Healthcare Facilities

Mobile wayfinding platform helps patients, visitors navigate convoluted health campuses

Gozio Health uses a robot to roam hospital campuses to capture data and create detailed maps of the building spaces and campus.


By David Malone, Associate Editor | March 9, 2020
Mobile wayfinding platform helps patients, visitors navigate convoluted health campuses

As soon as visitors step out of their car in the parking garage, the mobile wayfinding platform provides turn-by-turn, Blue Dot navigation through the entire campus. Photos: Gozio Health

   

Anyone who has had to take a trip to the hospital, maybe to visit a sick friend or meet a new niece or nephew, knows trying to navigate a large, complex medical campus can quickly become overwhelming. Between locked staff-only areas, hallway after hallway that look exactly the same, and myriad entrances and parking garages, your hospital trip can become a frustrating experience.

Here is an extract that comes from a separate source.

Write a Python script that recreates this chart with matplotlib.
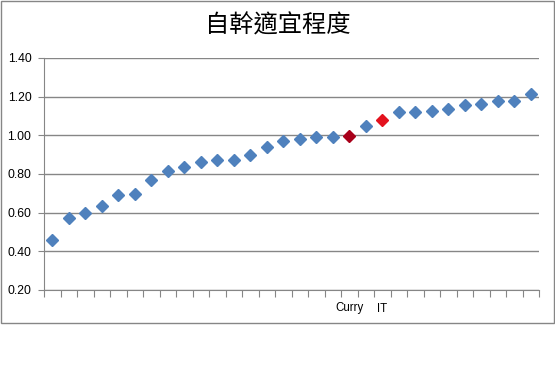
import matplotlib
matplotlib.use("Agg")
import matplotlib.pyplot as plt
from matplotlib.patches import Rectangle

plt.rcParams['font.family'] = ['Noto Sans CJK TC', 'DejaVu Sans']

title = "自幹適宜程度"
values = [0.46, 0.57, 0.60, 0.634, 0.693, 0.699, 0.771, 0.818, 0.834, 0.86,
          0.87, 0.87, 0.896, 0.938, 0.972, 0.982, 0.993, 0.993, 0.996, 1.05,
          1.08, 1.123, 1.123, 1.128, 1.138, 1.157, 1.161, 1.177, 1.177, 1.213]
labels = [""] * 30
labels[18] = "Curry"
labels[20] = "IT"
colors = ["#4F81BD"] * 30
colors[18] = "#A8001A"
colors[20] = "#E3121E"
yticks = [0.20, 0.40, 0.60, 0.80, 1.00, 1.20, 1.40]

fig = plt.figure(figsize=(5.55, 3.80), dpi=100)
ax = fig.add_axes([44/555, 1-290/380, (539-44)/555, (290-58)/380])

xs = list(range(len(values)))
for x, v, c in zip(xs, values, colors):
    ax.plot(x, v, marker='D', markersize=6.3, color=c, markeredgecolor=c, linestyle='none', zorder=3)

ax.set_xlim(-0.5, len(values) - 0.5)
ax.set_ylim(0.2, 1.4)
ax.set_yticks(yticks)
ax.set_yticklabels([f"{t:.2f}" for t in yticks], fontsize=8.8, family=['Liberation Sans', 'DejaVu Sans'])
ax.yaxis.grid(True, color="#868686", linewidth=1)
ax.set_axisbelow(True)

ax.set_xticks([i - 0.5 for i in range(len(values) + 1)])
ax.set_xticklabels([])
ax.set_xticks(xs, minor=True)
ax.set_xticklabels(labels, minor=True, fontsize=8.3, family=['Liberation Sans', 'DejaVu Sans'])
ax.tick_params(axis='x', which='minor', length=0, pad=9)
ax.tick_params(axis='x', which='major', length=5, color="#868686", direction='out')
ax.tick_params(axis='y', length=4, color="#868686", pad=5)

for s in ['top', 'right']:
    ax.spines[s].set_visible(False)
for s in ['left', 'bottom']:
    ax.spines[s].set_color("#868686")

fig.text(278/555, 1 - 25/380, title, ha='center', va='center', fontsize=17.5)

fig.patches.append(Rectangle((0.5/555, 1 - 323/380), 553/555, 323/380 - 0.5/380,
                             transform=fig.transFigure, fill=False,
                             edgecolor="#868686", linewidth=1))

fig.savefig("out.png", dpi=100)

University Health System, located in San Antonio, Texas, has partnered with Gozio Health to remedy this situation by creating a mobile wayfinding platform for its campus. Gozio used a robot, cleverly named Magellan, to roam the hospital to capture data and create detailed maps of the building spaces and campus.

As soon as visitors step out of their car in the parking garage, the University Health System mobile wayfinding platform provides turn-by-turn, Blue Dot navigation through the entire campus.

 

Innovations in healthcare wayfinding

The tool allows patients, visitors, and hospital staff to use their smartphone to efficiently navigate to any location on campus, from the maternity ward to the emergency room, to a specific doctor’s office, even the nearest vending machine. It also helps users avoid any “Seinfeld”-esque “lost in the garage” issues; the tool marks the individual spot where the user parked.

 

Gozio's robot, Magellan.

 

In addition to wayfinding functions, the app gives patients and visitors immediate access to physician directories, electronic medical records, and the ability to view hospital amenities, an important feature according to Joshua Titus, CEO and Founder of Gozio Health.

“For hospitals to remain competitive, they must provide patients with a digital platform that features location-based services, appointment scheduling, and access to their patient portal from their smartphone,” said Titus.

Based on statistics from Gozio, 85% of users that install the wayfinding app to navigate to a destination within a hospital will return to the app to use the other features such as for scheduling appointments and viewing their medical records.

The University Health System mobile wayfinding platform also includes access to 28 satellite clinics and urgent care centers, covering more than three million square feet of navigation.